**What you have to do:**
Extract the first line of the entries below and every line after it up to the one containing "from matplotlib.ticker import FuncFormatter", both kept. Pictures are excluded.

**Dataset rows:**
++++++++++

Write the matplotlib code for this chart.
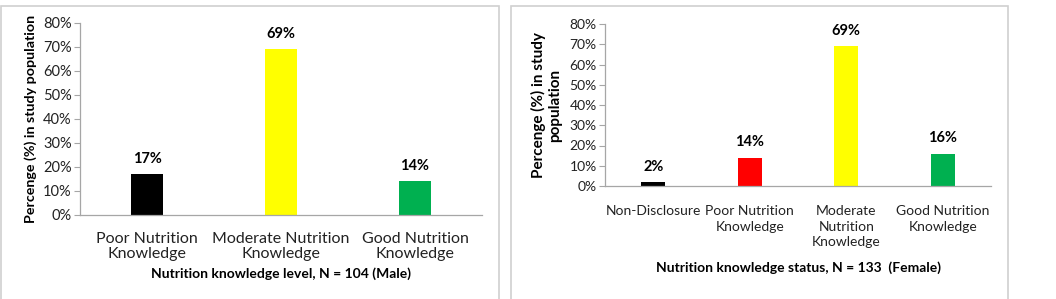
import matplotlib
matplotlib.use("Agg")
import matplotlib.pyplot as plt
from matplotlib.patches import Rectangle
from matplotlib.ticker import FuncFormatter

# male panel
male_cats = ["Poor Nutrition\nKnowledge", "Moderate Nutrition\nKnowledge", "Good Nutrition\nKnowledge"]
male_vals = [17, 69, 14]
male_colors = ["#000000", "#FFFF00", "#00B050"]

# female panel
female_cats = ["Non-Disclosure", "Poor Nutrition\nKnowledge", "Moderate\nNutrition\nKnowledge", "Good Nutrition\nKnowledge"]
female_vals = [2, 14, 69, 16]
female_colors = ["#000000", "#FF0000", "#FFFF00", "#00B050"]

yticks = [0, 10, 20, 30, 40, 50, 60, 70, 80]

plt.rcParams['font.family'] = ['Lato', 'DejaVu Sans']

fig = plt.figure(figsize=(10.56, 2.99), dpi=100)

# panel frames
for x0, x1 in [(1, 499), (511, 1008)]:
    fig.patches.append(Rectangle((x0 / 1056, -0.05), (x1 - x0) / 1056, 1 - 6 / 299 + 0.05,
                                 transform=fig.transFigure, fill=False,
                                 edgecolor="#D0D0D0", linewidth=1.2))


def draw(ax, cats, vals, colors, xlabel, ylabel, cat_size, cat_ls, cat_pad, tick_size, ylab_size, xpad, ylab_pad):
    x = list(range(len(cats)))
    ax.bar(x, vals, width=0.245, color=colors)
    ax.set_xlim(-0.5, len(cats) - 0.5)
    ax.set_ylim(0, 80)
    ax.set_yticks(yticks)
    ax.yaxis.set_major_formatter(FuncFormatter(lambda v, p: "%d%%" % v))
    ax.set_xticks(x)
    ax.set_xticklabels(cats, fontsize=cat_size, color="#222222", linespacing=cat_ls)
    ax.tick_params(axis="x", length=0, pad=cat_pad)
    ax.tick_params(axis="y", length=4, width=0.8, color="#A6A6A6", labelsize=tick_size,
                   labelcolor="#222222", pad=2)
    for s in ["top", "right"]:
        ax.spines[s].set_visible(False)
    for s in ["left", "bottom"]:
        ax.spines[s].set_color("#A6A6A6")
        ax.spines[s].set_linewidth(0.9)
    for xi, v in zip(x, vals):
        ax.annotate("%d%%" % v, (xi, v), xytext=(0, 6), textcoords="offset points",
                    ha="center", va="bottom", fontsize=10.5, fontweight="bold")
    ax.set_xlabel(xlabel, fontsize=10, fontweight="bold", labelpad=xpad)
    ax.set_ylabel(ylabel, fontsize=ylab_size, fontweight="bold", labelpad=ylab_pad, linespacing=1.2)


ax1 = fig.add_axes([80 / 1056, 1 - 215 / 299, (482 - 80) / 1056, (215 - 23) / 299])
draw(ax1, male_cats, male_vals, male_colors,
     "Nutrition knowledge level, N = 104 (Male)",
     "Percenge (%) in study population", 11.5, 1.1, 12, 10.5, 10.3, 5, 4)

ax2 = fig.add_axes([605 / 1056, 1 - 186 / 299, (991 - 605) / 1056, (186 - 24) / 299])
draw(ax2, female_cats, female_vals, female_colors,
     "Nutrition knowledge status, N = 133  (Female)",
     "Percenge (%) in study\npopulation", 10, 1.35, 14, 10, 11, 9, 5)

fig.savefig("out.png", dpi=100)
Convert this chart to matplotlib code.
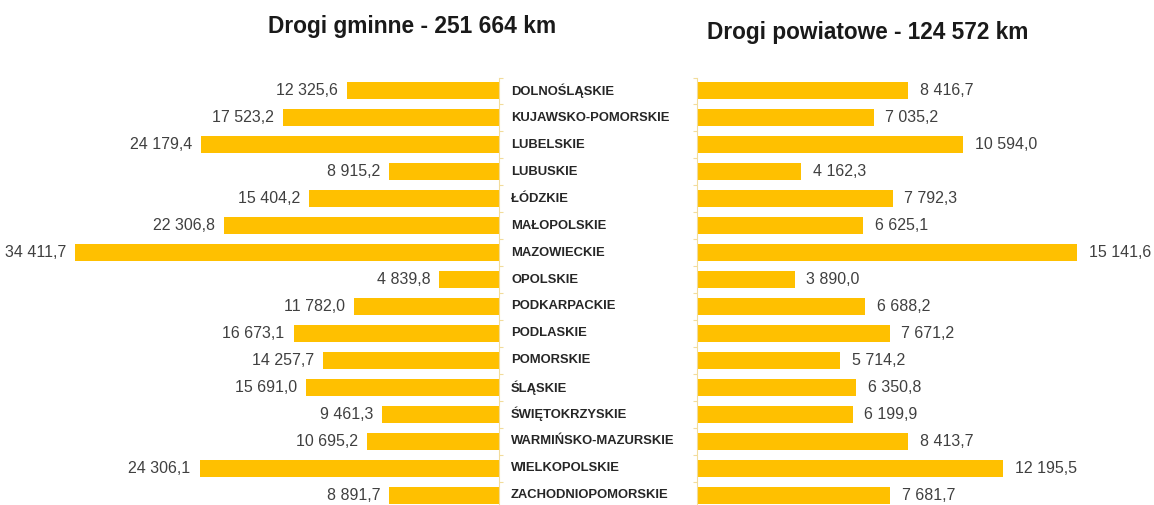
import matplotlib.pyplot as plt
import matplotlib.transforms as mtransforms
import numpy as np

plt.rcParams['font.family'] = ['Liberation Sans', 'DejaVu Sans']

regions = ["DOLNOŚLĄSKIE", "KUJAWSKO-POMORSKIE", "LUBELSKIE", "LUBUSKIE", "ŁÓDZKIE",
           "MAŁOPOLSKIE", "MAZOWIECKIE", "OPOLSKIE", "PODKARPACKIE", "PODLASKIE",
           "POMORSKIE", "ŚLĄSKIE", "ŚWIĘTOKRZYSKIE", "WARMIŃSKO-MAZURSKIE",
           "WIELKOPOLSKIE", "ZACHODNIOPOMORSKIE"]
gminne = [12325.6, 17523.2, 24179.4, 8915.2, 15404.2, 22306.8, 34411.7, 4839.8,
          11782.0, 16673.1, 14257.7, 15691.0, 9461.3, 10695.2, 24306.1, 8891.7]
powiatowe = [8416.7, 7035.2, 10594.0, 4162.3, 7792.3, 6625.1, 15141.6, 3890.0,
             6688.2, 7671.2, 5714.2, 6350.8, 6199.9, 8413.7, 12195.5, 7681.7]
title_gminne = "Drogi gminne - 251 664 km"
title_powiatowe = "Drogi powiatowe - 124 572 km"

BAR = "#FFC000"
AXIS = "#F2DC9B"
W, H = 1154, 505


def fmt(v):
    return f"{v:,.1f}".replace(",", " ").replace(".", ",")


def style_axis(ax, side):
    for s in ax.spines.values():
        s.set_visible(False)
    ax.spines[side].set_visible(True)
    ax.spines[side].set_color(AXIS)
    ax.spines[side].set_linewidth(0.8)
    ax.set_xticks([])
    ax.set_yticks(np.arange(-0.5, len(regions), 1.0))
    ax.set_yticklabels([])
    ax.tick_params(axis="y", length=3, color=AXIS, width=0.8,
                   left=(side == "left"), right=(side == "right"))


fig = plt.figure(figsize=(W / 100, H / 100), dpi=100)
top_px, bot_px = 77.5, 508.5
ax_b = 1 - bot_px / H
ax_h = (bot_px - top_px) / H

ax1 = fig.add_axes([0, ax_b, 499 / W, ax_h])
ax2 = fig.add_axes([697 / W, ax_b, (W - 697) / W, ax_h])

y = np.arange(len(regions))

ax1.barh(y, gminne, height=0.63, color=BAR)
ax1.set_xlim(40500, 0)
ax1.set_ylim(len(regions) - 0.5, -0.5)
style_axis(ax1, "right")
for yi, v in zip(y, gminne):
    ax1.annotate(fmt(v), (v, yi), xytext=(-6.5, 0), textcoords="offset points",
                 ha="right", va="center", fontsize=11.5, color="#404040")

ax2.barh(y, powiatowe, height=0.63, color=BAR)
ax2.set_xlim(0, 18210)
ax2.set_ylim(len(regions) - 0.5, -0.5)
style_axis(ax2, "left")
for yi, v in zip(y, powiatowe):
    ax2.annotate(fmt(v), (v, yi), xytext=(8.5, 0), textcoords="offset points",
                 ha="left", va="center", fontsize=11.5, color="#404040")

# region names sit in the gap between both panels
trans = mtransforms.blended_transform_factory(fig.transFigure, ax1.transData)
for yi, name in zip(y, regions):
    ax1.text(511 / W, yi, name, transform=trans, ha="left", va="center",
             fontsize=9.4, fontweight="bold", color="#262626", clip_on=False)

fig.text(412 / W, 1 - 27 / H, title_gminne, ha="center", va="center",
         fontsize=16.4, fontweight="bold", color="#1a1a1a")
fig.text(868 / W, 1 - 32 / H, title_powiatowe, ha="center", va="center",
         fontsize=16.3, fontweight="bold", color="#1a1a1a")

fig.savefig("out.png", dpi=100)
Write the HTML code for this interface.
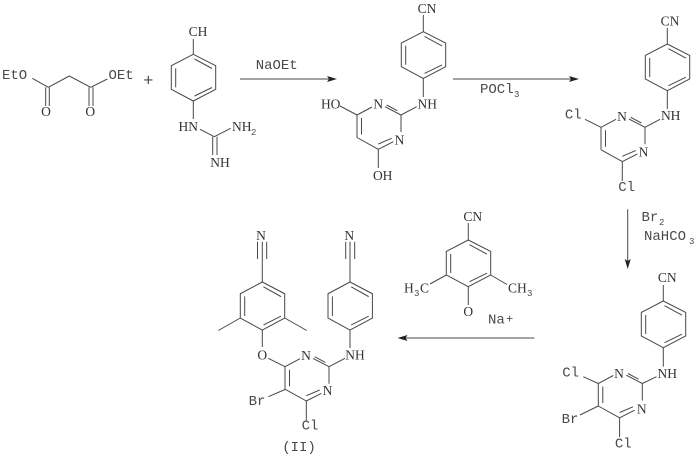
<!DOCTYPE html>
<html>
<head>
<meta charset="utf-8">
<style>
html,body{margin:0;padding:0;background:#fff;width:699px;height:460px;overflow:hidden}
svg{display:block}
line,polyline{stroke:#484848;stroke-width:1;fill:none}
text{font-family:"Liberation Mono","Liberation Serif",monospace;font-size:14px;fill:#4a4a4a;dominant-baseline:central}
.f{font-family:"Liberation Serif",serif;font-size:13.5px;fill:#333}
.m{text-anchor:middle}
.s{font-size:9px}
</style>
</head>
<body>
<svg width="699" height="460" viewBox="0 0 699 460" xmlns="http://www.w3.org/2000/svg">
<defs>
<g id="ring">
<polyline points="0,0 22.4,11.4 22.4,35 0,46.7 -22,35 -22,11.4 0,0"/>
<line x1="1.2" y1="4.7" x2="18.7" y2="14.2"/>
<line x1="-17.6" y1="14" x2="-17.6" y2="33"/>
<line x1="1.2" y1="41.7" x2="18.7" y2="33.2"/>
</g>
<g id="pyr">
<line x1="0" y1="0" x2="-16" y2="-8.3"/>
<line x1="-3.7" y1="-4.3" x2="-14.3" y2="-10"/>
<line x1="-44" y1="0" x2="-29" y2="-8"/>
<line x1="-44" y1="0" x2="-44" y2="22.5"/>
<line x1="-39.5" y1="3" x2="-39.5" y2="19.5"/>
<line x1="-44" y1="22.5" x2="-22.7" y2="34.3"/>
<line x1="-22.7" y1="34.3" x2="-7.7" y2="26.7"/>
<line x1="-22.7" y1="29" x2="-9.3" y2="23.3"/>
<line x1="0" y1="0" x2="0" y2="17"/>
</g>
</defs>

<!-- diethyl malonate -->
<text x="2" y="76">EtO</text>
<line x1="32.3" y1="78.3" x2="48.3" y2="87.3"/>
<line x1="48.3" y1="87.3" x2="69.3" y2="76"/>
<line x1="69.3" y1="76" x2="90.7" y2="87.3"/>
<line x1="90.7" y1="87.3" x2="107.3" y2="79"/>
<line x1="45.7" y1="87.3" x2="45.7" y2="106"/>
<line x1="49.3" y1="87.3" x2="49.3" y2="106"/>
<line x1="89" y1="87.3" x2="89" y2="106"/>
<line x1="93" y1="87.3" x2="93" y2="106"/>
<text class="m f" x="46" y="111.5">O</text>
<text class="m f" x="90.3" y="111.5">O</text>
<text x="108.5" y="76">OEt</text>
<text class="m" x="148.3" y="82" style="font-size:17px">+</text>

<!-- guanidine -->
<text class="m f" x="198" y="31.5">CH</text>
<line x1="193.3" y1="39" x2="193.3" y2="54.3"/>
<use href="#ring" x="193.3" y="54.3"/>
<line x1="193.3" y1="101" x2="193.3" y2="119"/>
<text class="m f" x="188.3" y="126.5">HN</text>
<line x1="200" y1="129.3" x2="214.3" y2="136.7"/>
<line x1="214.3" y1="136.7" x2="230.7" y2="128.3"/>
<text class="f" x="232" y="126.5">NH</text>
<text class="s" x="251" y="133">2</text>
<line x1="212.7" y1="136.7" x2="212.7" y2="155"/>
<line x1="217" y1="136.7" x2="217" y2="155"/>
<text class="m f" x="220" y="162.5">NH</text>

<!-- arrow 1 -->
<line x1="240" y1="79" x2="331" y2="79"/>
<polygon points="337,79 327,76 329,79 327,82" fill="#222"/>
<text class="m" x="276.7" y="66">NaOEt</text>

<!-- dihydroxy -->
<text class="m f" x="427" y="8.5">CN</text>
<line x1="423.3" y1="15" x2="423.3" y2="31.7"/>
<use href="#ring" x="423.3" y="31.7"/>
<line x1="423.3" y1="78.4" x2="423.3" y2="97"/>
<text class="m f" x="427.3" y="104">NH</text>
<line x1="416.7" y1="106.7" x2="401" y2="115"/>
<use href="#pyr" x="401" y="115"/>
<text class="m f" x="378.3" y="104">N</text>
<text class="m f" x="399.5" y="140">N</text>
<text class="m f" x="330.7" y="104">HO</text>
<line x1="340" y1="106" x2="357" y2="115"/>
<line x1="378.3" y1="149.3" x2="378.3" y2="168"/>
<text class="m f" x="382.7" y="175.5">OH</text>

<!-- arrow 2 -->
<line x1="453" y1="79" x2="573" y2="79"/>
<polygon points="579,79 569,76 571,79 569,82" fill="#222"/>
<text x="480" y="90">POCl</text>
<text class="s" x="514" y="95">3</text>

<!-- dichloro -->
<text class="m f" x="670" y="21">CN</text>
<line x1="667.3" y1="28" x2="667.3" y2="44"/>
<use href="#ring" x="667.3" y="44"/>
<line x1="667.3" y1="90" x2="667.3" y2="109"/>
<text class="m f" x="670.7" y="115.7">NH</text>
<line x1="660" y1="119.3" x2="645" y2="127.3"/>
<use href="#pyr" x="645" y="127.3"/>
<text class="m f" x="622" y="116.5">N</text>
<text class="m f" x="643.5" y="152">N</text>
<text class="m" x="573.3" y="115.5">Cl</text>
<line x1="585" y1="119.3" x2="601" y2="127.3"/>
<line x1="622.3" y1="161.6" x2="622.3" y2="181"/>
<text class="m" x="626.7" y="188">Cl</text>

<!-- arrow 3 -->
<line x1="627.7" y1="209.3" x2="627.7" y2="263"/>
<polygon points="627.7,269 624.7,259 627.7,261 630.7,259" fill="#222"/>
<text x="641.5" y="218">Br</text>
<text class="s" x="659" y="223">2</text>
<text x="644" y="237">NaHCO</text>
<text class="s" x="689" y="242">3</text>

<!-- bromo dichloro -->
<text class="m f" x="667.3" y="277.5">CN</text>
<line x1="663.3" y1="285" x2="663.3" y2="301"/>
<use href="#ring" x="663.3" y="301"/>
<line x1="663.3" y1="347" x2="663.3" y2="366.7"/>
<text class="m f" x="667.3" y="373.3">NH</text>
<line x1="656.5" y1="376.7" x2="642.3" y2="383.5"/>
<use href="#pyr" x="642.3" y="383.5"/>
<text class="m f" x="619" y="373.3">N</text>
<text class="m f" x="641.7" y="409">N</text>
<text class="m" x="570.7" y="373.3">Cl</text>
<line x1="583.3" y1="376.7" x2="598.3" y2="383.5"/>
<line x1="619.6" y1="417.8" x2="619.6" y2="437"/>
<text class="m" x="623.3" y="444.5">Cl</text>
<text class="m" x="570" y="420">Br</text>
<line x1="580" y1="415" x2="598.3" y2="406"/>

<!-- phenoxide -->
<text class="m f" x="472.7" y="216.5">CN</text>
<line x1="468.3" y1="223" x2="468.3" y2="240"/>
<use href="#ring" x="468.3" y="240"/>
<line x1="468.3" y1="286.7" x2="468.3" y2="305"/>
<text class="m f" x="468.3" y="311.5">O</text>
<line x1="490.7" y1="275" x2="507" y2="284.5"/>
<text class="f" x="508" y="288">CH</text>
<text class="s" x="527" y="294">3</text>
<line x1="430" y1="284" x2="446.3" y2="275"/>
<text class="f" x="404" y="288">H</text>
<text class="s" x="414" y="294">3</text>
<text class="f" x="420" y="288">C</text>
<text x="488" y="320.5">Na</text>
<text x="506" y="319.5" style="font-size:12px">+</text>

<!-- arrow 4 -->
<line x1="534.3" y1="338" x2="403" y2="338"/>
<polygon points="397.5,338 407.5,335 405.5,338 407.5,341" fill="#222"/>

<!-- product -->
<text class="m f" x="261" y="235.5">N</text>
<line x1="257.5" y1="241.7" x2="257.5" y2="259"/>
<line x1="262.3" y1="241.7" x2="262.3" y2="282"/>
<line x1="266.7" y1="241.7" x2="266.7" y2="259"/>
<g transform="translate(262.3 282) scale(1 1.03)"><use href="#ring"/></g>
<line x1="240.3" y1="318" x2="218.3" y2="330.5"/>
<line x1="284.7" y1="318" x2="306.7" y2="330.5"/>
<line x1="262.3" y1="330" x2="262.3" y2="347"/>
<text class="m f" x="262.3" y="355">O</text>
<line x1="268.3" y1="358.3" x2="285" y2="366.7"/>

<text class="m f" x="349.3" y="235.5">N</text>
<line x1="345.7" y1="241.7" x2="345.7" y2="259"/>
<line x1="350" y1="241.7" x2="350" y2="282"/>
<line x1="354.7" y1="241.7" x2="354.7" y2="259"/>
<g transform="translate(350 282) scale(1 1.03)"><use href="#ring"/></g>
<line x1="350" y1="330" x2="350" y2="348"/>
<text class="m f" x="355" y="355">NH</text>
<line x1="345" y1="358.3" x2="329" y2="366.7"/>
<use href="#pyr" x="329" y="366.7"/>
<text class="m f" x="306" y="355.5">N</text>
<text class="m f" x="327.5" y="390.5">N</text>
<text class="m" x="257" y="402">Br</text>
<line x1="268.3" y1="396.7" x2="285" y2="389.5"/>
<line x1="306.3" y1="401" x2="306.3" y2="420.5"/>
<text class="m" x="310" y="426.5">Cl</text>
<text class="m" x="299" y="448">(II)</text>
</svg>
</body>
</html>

++++++++++

**The answer:**
Write the matplotlib code for this chart.
import matplotlib
matplotlib.use("Agg")
import matplotlib.pyplot as plt
from matplotlib.patches import Rectangle
from matplotlib.ticker import FuncFormatter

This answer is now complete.